How much are you asking for them?


----------



## GTZ (Apr 21, 2010)

jas1313 said:


> Under the new api packaging there is NO spraybar. Thats how my xp3/xpl was. Just bought mine 4 months ago.


That is absolutely mind boggling.


----------



## chopsteeks (Jul 23, 2013)

GTZ said:


> jas1313 said:
> 
> 
> > Under the new api packaging there is NO spraybar. Thats how my xp3/xpl was. Just bought mine 4 months ago.
> ...


x2 !!


----------



## forestfalcon (Mar 10, 2014)

It's incredibly stupid that they're not included, but also that you can't even find them to buy separately. I'm not handy or crafty in any way, so I'd have no idea how to make one. I've read that the included nozzles are incredibly powerful, blowing fish across the tank.

I know the filters themselves are good, but what to do about this spray bar annoyance?


----------



## jas1313 (Dec 3, 2012)

It is stupid. And they are harder to find. Although I found the inlet/outlet kit but its like 25 bucks! 
I got my xp online. It had a picture of a rena xp3. When I got it, it was the api xpl. Same thing but as I said its new packaging minus the spraybar. I was kinda mad because I also wanted to use it. And yes the supplied nozzle is powerful but my fish seem to enjoy swimming in the flow. All this mass confusion to save what - 25 cents in plastic. 
So people wanting to by an xp should remember if it says rena you get a bar. Api u get jack


----------



## Eric_S (Feb 27, 2007)

forestfalcon said:


> Eric_S said:
> 
> 
> > As a special offer for you guys only, if you need a flow adjuster or spray bar let me know. I've got extras. Please, no one else ask, my generosity only goes so far :lol:
> ...


It wouldn't be very generous of me to accept payment. If someone can confirm the current nozzle is compatible with the old accessories, I'll send you both one for free, granted you end up buying XP.


----------



## forestfalcon (Mar 10, 2014)

Eric_S said:


> It wouldn't be very generous of me to accept payment. If someone can confirm the current nozzle is compatible with the old accessories, I'll send you both one for free, granted you end up buying XP.

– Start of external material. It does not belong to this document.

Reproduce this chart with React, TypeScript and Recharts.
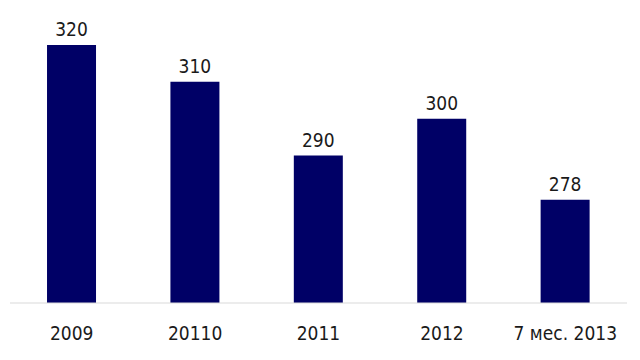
import { Bar, BarChart, LabelList, XAxis, YAxis } from 'recharts'

const years = ['2009', '20110', '2011', '2012', '7 мес. 2013']
const values = [320, 310, 290, 300, 278]

const NAVY = '#000066'
const FONT = '"DejaVu Sans Condensed", "DejaVu Sans", sans-serif'

const data = years.map((year, i) => ({ year, value: values[i] }))

export default function App() {
  return (
    <div style={{ position: 'absolute', left: 0, top: 0, width: 640, height: 360, background: '#fff' }}>
      <BarChart
        width={640}
        height={360}
        data={data}
        margin={{ top: 8, right: 13, bottom: 27, left: 10 }}
        barCategoryGap="30%"
      >
        <XAxis
          dataKey="year"
          height={30}
          stroke="#d9d9d9"
          tickLine={false}
          tickSize={0}
          tickMargin={24}
          tick={{ fill: '#1a1a1a', fontSize: 19, fontFamily: FONT, fontStretch: 'condensed' }}
          interval={0}
        />
        <YAxis hide domain={[250, 330]} />
        <Bar dataKey="value" fill={NAVY} isAnimationActive={false}>
          <LabelList
            dataKey="value"
            position="top"
            offset={9}
            fill="#1a1a1a"
            fontSize={19}
            fontFamily={FONT}
            style={{ fontStretch: 'condensed' }}
          />
        </Bar>
      </BarChart>
    </div>
  )
}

Wow, that's very nice of you! I did end up ordering two xp4s. As soon as they arrive on 3/19, I can post pics of the nozzle to see if it's compatible.

Thank you so much!


----------



## ozman (Sep 7, 2012)

Eric_S said:


> forestfalcon said:
> 
> 
> > Eric_S said:
> ...


that is a great gesture to other fish keepers over there....mmm do you have freebies to send to australia? 
only joking of course, but well done you :thumb:


----------



## jas1313 (Dec 3, 2012)

That is why this site rocks. The members are always willing to help.
thanks


----------